Efforts to locate Erik are aided by US Army Captain Mark Andrews, after it is discovered that the gun which Erik found has a past, and was used in a murder of an American serviceman during the war. This background causes a dangerous criminal to pursue the young boy. Erik goes to the cafe where his mum usually works but she is not there. He runs off again just before she arrives with Cpt Andrews. As he inches closer to finding Erik, Andrews comes across Vivienne Pascal, a dance-hall hostess with a connection to the gun's original owner. But she has all but lost her faith in all things good, declaring to Andrews: "I am dead." As Captain Andrews interviews her she is shot through the window by Henry. Andrews pursues him but is overpowered in an empty factory. Disturbed by a policeman Henry jumps out of a window into the Thames.

As Andrews continues his investigation into the gun's whereabouts, Erik's mother Elsa finally locates her son with the helpful assistance of relative stranger Joshua Henry. He falsely alleges that Erik had stolen a bottle of milk from him. Henry starts wooing Elsa, and is at her house when Erik calls. They go to pick him up in Henry's car. Henry persuades them to take him to the gun which is hidden in a ruin. They debate the milk theft and it becomes clear that Henry has ill intentions, prompting Elsa to push Erik out of the car and run away. The car crashes on a bomb site and Elsa is pulled from the wreckage. Henry runs after the boy, onto a bomb site and catches him.

At the crash site, members of the public come to Elsa's aid. Among them is Captain Andrews, with whom Elsa pleads not to worry about her, and to save her son instead. Andrews immediately enters the old building into which Henry was seen running, and Andrews and Henry fight their way higher and higher in the building. Henry falls from the rooftop and is killed.

==Cast==
- Steve Cochran as Mark Andrews
- Lizabeth Scott as Elsa Jenner
- George Cole as Joshua Henry
- Herbert Marshall as Superintendent Mackenzie
- Nicole Maurey as Vivienne
- Jon Whiteley as Erik
- Laurence Naismith as Jamison
- Stanley Maxted as the Colonel
- Denis Shaw as Groggins
- John Horsley as Johnson
- Fred Johnson as Fitzsimmons
- Frazer Hines as Jimmy (uncredited)
- Peter Godsell as David (uncredited)
- Terry Cooke as Johnny (uncredited)

==Production==
The film was shot in the east end of London and at Walton Studios, with sets designed by art director John Stoll.

Guest said "Steve Cochran... was a born problem" on the film. "There are certain people who are problems. I was told when we made The Weapon, Lizabeth Scott was a great problem but I didn't have any problems with her at all, in fact she used to come and confide all her problems to me and she had enough problems because her name had just been found in the call girl's book, in New York, in that big trial.

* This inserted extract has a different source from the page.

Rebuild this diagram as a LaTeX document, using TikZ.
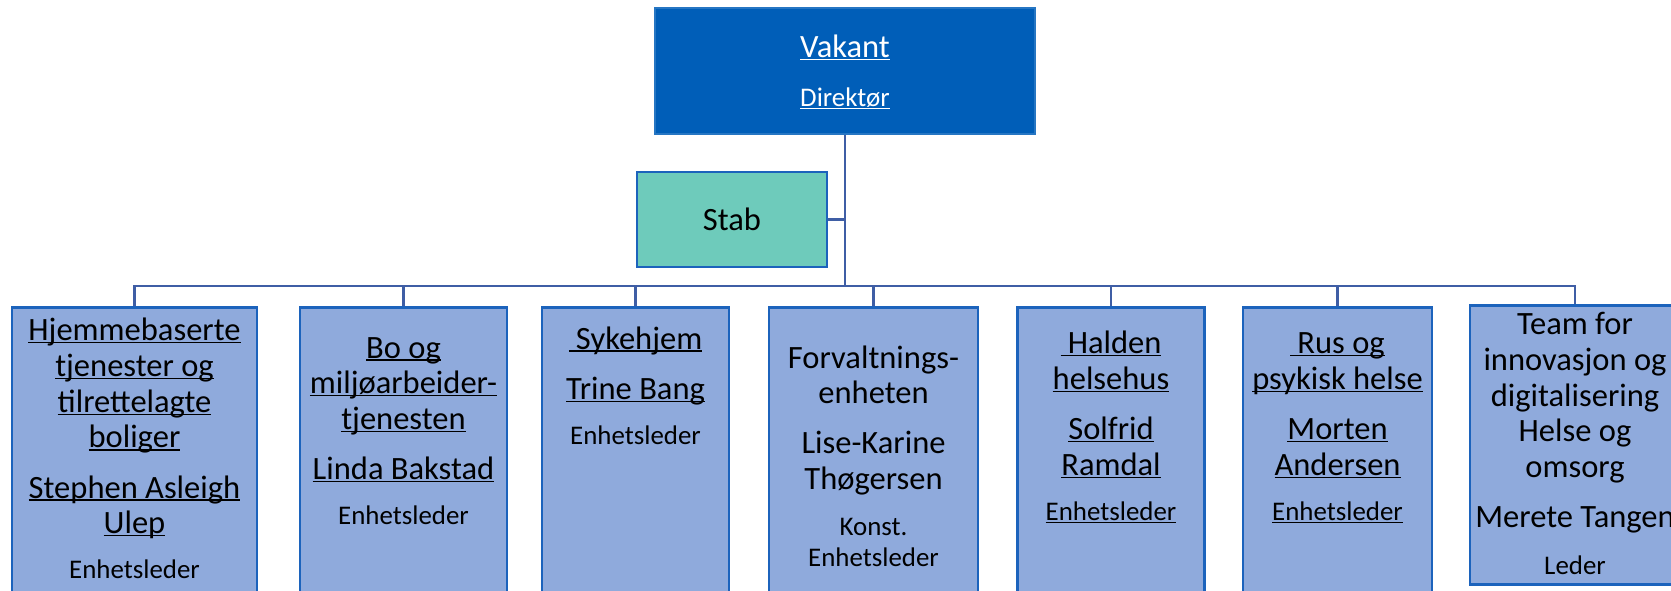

I'm sure it's a matter of confidence."

Guest said producer Hal Chester was "a very strange little producer... who really knew more about nothing than anyone else. And he had come from poverty row, full of noises of what he'd done and he was actually one of the Bowery Boys, ... still was and he really knew very little about everything... we shot all around the bomb sites around St Paul's Cathedral, an awful lot on location and some of it on Waterloo Bridge and Lambeth, it wasn't a very startling film, it was a good thriller."

==Critical reception==
The Monthly Film Bulletin wrote: "This somewhat synthetic re-working of The Yellow Balloon theme, set against varied London backgrounds, is enlivened by two mildly exciting set pieces: a chase through a riverside warehouse and the final fight on top of a gutted building. The international cast performs with routine competence."

Leslie Halliwell said: "Standard suspenser with a cast worthy of something more interesting."

In British Sound Films: The Studio Years 1928–1959 David Quinlan rated the film as "good", writing: "Workmanlike thriller."

Britmovie called the film "a well-crafted, energetic suspense thriller".

Leonard Maltin called it a "minor but trim story of youngster who accidentally shoots his pal and runs away."